The people, in fact, really made a lot of the places we ate at even more memorable. After going into pretty much the first place we found one evening in Kyoto (after I insisted to my friends that in Asia, generally, the grubbier the place, the more delicious the food), we sat in a cafe with plastic tablecloths, one of the owners smoking in the corner whilst watching a bizarre game show on a TV that can only be described as the polar opposite of a flatscreen. We were the only people in there and the proprietors couldn’t speak English, but we managed to order plates of amazing katsu curry and little glasses of green tea. It was only after we left that we realised the kind and generous owners had stayed open 30 minutes later than their closing time in order to accommodate us – the sort of courtesy that would rarely be afforded in the UK.

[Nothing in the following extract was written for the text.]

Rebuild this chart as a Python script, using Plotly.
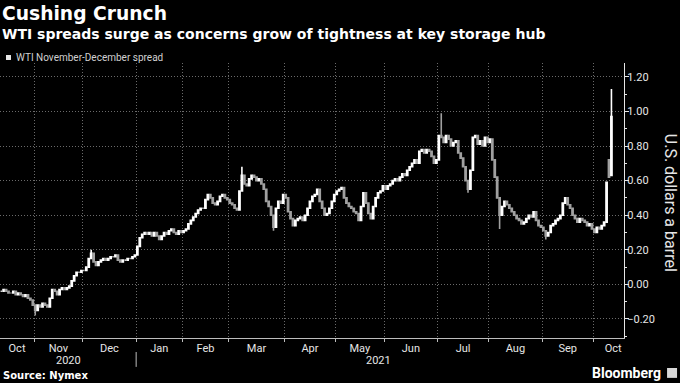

I loved that even when we were looking for a specific dish, we almost always found an additional flavour or ingredient that we’d never heard of or anticipated. From the sparkling sake at a yakisoba bar in Kyoto (where the two local guys next to us thought it was hilarious how many photos we were taking!), to the spicy miso paste added to ramen at Ippudo in Tokyo (which also has a London outpost!). But the best meal of the whole trip wasn’t a dish we’d planned, or that I’d ever even heard of. A ten minute walk from the Golden Pavilion, I had my first ever bowl of tan tan noodles: an amazing bowl of udon noodles in a spicy miso broth with ground sesame and pork, and topped with tempura asparagus and seaweed. It was unreal, and I’d have never found it if we hadn’t taken a chance on an unknown place.